As credit growth has slowed in many countries over the past couple of years, macro-prudential risk is on the decline, too, reports Fitch Ratings.

In a new report released Thursday, the rating agency says that “last year’s slump in real credit growth, combined with only a mild forecast upturn this year, has started to reduce country macro-prudential risk.”

The firm reports that global credit growth slowed sharply in 2009, to an estimated 1% (in real terms for the median of all Fitch-rated sovereigns), compared to over 14% in 2007. This year, Fitch forecasts a slight pick-up in credit growth, but to a still-subdued 3%.

The slowdown has been most marked in developed countries and emerging Europe, it notes, which are the regions hardest hit by the credit crunch, and where median real credit growth contracted slightly last year.

The result of this slowing in credit growth is that Fitch’s macro-prudential indicator scores decline, particularly as previous years’ rapid credit growth, which peaked in 2007, now drops out of the new analysis period.
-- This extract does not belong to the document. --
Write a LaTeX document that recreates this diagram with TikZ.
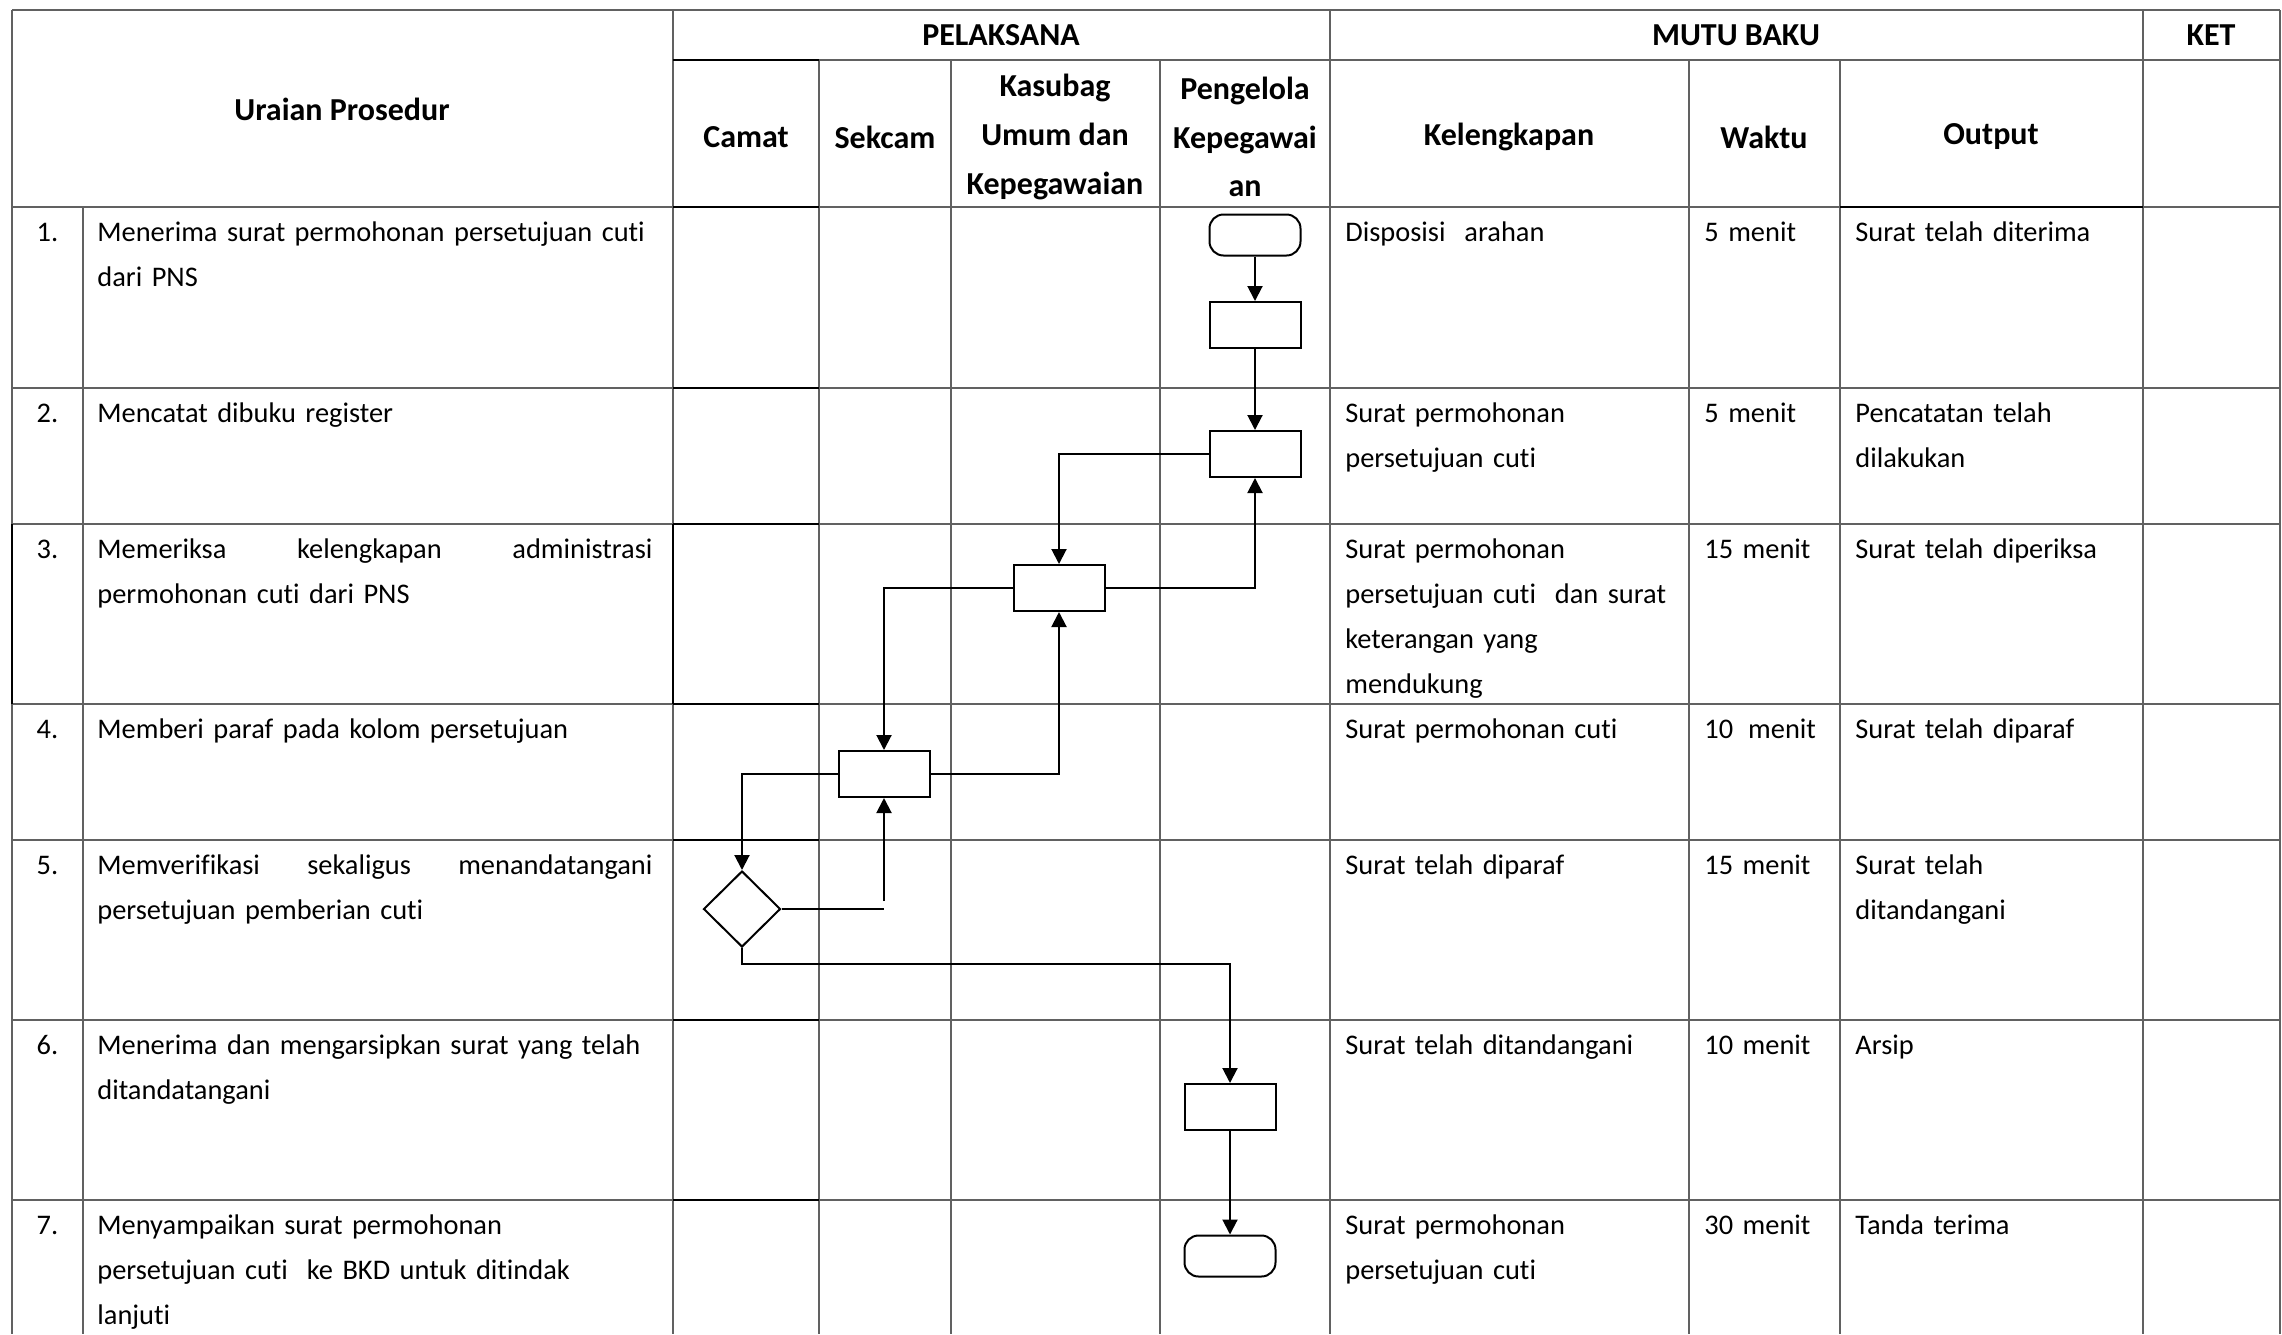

For example, Canada also moves into a lower MPI category (from MPI 3 to MPI 1) due to the new analysis period moving one year later.

However, today’s report highlights two notable exceptions to the global credit slowdown — China and Vietnam — where last year’s surge in credit growth to over 30% in real terms in both countries, now moves them to the highest risk category (MPI 3). Fitch says that the MPI 3 reading for China in particular highlights increased concerns among its sovereign and bank analysts about the country’s excessive credit growth and deteriorating asset quality.